In part 3, Larry Kleinman, of the Northwest Treeplanters and Farmworkers United explains the distinction between migrant farm workers and seasonal workers, and how their respective populations have changed dramatically in Oregon over the years.
From the National Center for Farmworker Health, a few of the facts they compiled about farm workers in the United States:
- In 2007, for every 100,000 agricultural workers in the U.S. there were 25.7 occupational deaths in agriculture.
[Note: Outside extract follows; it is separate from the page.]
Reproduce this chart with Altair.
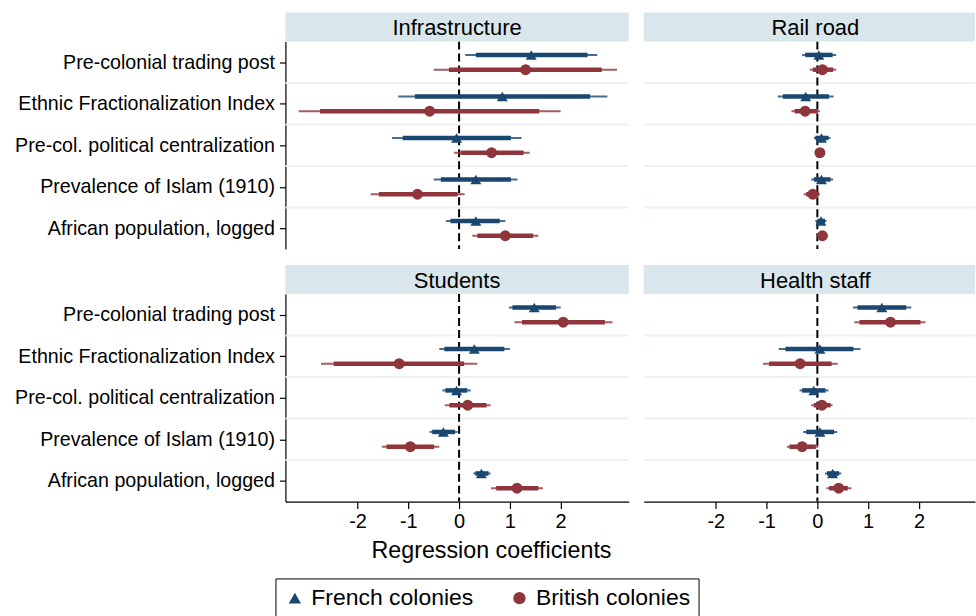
import altair as alt
import pandas as pd

# ---- data -----------------------------------------------------------------
categories = [
    "Pre-colonial trading post",
    "Ethnic Fractionalization Index",
    "Pre-col. political centralization",
    "Prevalence of Islam (1910)",
    "African population, logged",
]
panels = ["Infrastructure", "Rail road", "Students", "Health staff"]
series = ["French colonies", "British colonies"]

# est = point estimate, lo90/hi90 = thick interval, lo95/hi95 = thin interval
infra_french = dict(
    est=[1.42, 0.85, -0.05, 0.33, 0.33],
    lo90=[0.33, -0.87, -1.11, -0.36, -0.17], hi90=[2.53, 2.58, 1.02, 1.02, 0.80],
    lo95=[0.12, -1.20, -1.32, -0.50, -0.26], hi95=[2.72, 2.92, 1.23, 1.15, 0.91],
)
infra_british = dict(
    est=[1.31, -0.58, 0.64, -0.82, 0.91],
    lo90=[-0.20, -2.74, 0.03, -1.58, 0.36], hi90=[2.81, 1.58, 1.27, -0.03, 1.46],
    lo95=[-0.50, -3.16, -0.10, -1.74, 0.26], hi95=[3.11, 2.00, 1.39, 0.11, 1.56],
)
rail_french = dict(
    est=[0.03, -0.23, 0.08, 0.08, 0.07],
    lo90=[-0.24, -0.68, -0.04, -0.07, 0.00], hi90=[0.30, 0.23, 0.22, 0.26, 0.15],
    lo95=[-0.30, -0.78, -0.07, -0.12, -0.04], hi95=[0.37, 0.32, 0.26, 0.31, 0.18],
)
rail_british = dict(
    est=[0.10, -0.24, 0.05, -0.09, 0.10],
    lo90=[-0.09, -0.45, 0.00, -0.22, 0.05], hi90=[0.31, 0.01, 0.10, 0.03, 0.15],
    lo95=[-0.15, -0.51, -0.02, -0.27, 0.03], hi95=[0.37, 0.05, 0.12, 0.05, 0.17],
)
students_french = dict(
    est=[1.48, 0.30, -0.05, -0.31, 0.44],
    lo90=[1.05, -0.29, -0.27, -0.53, 0.32], hi90=[1.91, 0.89, 0.16, -0.08, 0.58],
    lo95=[0.98, -0.39, -0.33, -0.58, 0.28], hi95=[2.00, 1.00, 0.23, -0.03, 0.62],
)
students_british = dict(
    est=[2.05, -1.18, 0.17, -0.96, 1.14],
    lo90=[1.24, -2.47, -0.19, -1.43, 0.73], hi90=[2.87, 0.10, 0.54, -0.49, 1.56],
    lo95=[1.09, -2.72, -0.28, -1.52, 0.63], hi95=[3.02, 0.36, 0.62, -0.39, 1.65],
)
health_french = dict(
    est=[1.27, 0.05, -0.07, 0.05, 0.30],
    lo90=[0.79, -0.63, -0.30, -0.22, 0.19], hi90=[1.75, 0.71, 0.16, 0.33, 0.43],
    lo95=[0.70, -0.76, -0.35, -0.28, 0.15], hi95=[1.85, 0.85, 0.22, 0.39, 0.47],
)
health_british = dict(
    est=[1.44, -0.34, 0.09, -0.30, 0.42],
    lo90=[0.83, -0.95, -0.07, -0.55, 0.23], hi90=[2.03, 0.28, 0.26, -0.03, 0.60],
    lo95=[0.73, -1.07, -0.12, -0.60, 0.18], hi95=[2.13, 0.40, 0.30, 0.02, 0.67],
)

blocks = [
    ("Infrastructure", series[0], infra_french),
    ("Infrastructure", series[1], infra_british),
    ("Rail road", series[0], rail_french),
    ("Rail road", series[1], rail_british),
    ("Students", series[0], students_french),
    ("Students", series[1], students_british),
    ("Health staff", series[0], health_french),
    ("Health staff", series[1], health_british),
]

# ---- styling ----------------------------------------------------------------
FRENCH = "#1A476F"
BRITISH = "#90353B"
SERIES_COLORS = {series[0]: FRENCH, series[1]: BRITISH}
HEADER_FILL = "#D9E6EB"
GRID = "#ECF1F3"
FONT = "Liberation Sans"

PANEL_W = 344          # full panel width
RIGHT_W = 332          # visible width of the right-hand column
PLOT_H = 208
HEAD_H = 29
X_LO, X_HI = -3.42, 3.34
X_HI_RIGHT = X_LO + (X_HI - X_LO) * RIGHT_W / PANEL_W
ROW_SHIFT = 0.178      # vertical dodge of the two series within a row

rows = []
for panel_name, ser_name, d in blocks:
    shift = -ROW_SHIFT if ser_name == series[0] else ROW_SHIFT
    for i, cat in enumerate(categories):
        rows.append({
            "panel": panel_name, "series": ser_name, "var": cat,
            "pos": i + 1 + shift,
            "est": d["est"][i],
            "lo90": d["lo90"][i], "hi90": d["hi90"][i],
            "lo95": d["lo95"][i], "hi95": d["hi95"][i],
        })
df = pd.DataFrame(rows)

label_list = "[" + ",".join("'" + c + "'" for c in categories) + "]"
y_label_expr = label_list + "[datum.value - 1]"

color_scale = alt.Scale(domain=series, range=[FRENCH, BRITISH])
shape_scale = alt.Scale(domain=series, range=["triangle-up", "circle"])

legend_spec = alt.Legend(
    title=None, orient="none", legendX=-10, legendY=538, direction="horizontal",
    labelFont=FONT, labelFontSize=23, labelColor="black", labelOffset=5,
    labelLimit=400, symbolSize=150, symbolStrokeWidth=0, symbolOpacity=1,
    strokeColor="black", fillColor="white", padding=8, columnPadding=34,
)


def plot_panel(name, width, x_hi, y_labels, x_labels):
    sub = df[df["panel"] == name]
    xs = alt.Scale(domain=[X_LO, x_hi], nice=False, zero=False)
    ys = alt.Scale(domain=[0.5, 5.5], reverse=True, nice=False, zero=False)

    if y_labels:
        y_axis = alt.Axis(
            values=[1, 2, 3, 4, 5], labelExpr=y_label_expr, title=None, grid=False,
            domainColor="black", domainWidth=1.2, tickColor="black", tickWidth=1.2,
            tickSize=6, labelPadding=5, labelFont=FONT, labelFontSize=19.7,
            labelColor="black", labelLimit=400,
        )
    else:
        y_axis = None

    if x_labels:
        x_axis = alt.Axis(
            values=[-2, -1, 0, 1, 2], labelExpr="'' + datum.value", grid=False,
            domainColor="black", domainWidth=1.2, tickColor="black", tickWidth=1.2,
            tickSize=7, labelPadding=3, labelFont=FONT, labelFontSize=20,
            labelColor="black",
            title="Regression coefficients" if y_labels else None,
            titleFont=FONT, titleFontSize=23.3, titleFontWeight="normal",
            titleColor="black", titlePadding=8, titleX=206, titleAlign="center",
        )
    else:
        x_axis = None

    # strip above the panel carrying its name
    strip_data = pd.DataFrame({"label": [name]})
    strip = alt.Chart(strip_data).mark_rect(color=HEADER_FILL).encode(
        x=alt.value(0), x2=alt.value(width),
        y=alt.value(-HEAD_H), y2=alt.value(0),
    )
    strip_text = alt.Chart(strip_data).mark_text(
        font=FONT, fontSize=22, color="black", baseline="middle", align="center"
    ).encode(text="label:N", x=alt.value(PANEL_W / 2), y=alt.value(-HEAD_H / 2 + 1))

    band_edges = alt.Chart(pd.DataFrame({"edge": [1.5, 2.5, 3.5, 4.5]})).mark_rule(
        color=GRID, strokeWidth=2
    ).encode(y=alt.Y("edge:Q", scale=ys, axis=y_axis))

    zero = alt.Chart(pd.DataFrame({"z": [0]})).mark_rule(
        color="black", strokeWidth=2, strokeDash=[8, 4]
    ).encode(x=alt.X("z:Q", scale=xs, axis=x_axis))

    y_enc = alt.Y("pos:Q", scale=ys, axis=y_axis)

    # confidence intervals, one pair of layers per series
    interval_layers = []
    for ser_name in series:
        ser = alt.Chart(sub[sub["series"] == ser_name])
        interval_layers.append(
            ser.mark_rule(strokeWidth=2, opacity=0.8, color=SERIES_COLORS[ser_name]).encode(
                x=alt.X("lo95:Q", scale=xs, axis=x_axis), x2="hi95:Q", y=y_enc
            )
        )
        interval_layers.append(
            ser.mark_rule(strokeWidth=4.5, color=SERIES_COLORS[ser_name]).encode(
                x=alt.X("lo90:Q", scale=xs, axis=x_axis), x2="hi90:Q", y=y_enc
            )
        )

    points = alt.Chart(sub).mark_point(filled=True, opacity=1, size=120).encode(
        x=alt.X("est:Q", scale=xs, axis=x_axis),
        y=y_enc,
        color=alt.Color("series:N", scale=color_scale, legend=legend_spec),
        shape=alt.Shape("series:N", scale=shape_scale, legend=legend_spec),
    )

    return alt.layer(
        band_edges, zero, *interval_layers, points, strip, strip_text
    ).properties(width=width, height=PLOT_H)


chart = alt.concat(
    plot_panel("Infrastructure", PANEL_W, X_HI, True, False),
    plot_panel("Rail road", RIGHT_W, X_HI_RIGHT, False, False),
    plot_panel("Students", PANEL_W, X_HI, True, True),
    plot_panel("Health staff", RIGHT_W, X_HI_RIGHT, False, True),
    columns=2,
    spacing={"row": 16 + HEAD_H, "column": 15},
    bounds="flush",
).resolve_scale(
    x="independent", y="independent", color="shared", shape="shared"
).resolve_legend(color="shared", shape="shared").properties(
    padding={"left": 14, "top": 12, "right": 0, "bottom": 0},
    background="white",
).configure_view(strokeWidth=0)

chart.save("out.html", embed_options={"renderer": "svg", "actions": False})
This compares to an average rate of 3.7 deaths for every 100,000 workers in all other industries during this same year. (2009 U.S. Bureau of Labor Statistics.)
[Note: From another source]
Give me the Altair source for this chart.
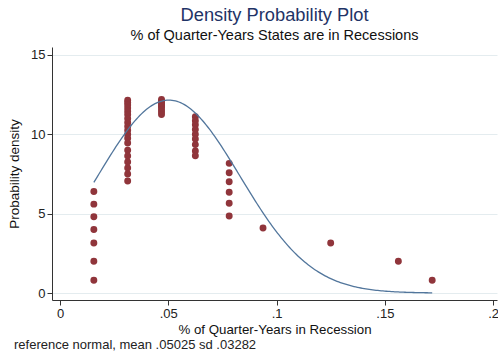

- There are an over 3 million estimated migrant and seasonal farm workers (Office of Minority Health, 1993.)
- According to the most recent findings of the NAWS, nearly three-quarters of U.S. farmworkers earn less than $10,000 per year and three out of five farmworker families have incomes below the poverty level (Department of Labor, 2000.)
- A 2002 study examined take-home organophosphorus pesticide exposure among agricultural workers and found pesticides in dust samples from 85% of farmworkers‟ homes and 87% of farmworkers had pesticides in dust samples in their vehicles. In addition, 88% of farmworker children had organophosphate metabolites in their urine. (Greater risks, fewer rights: U.S. farmworkers and pesticides. Int J Occupation Environmental Health 2003) [editor’s note: organophosphates are a systemic poison that targets the central nervous system, and belong to the same group of chemicals used as nerve agents.]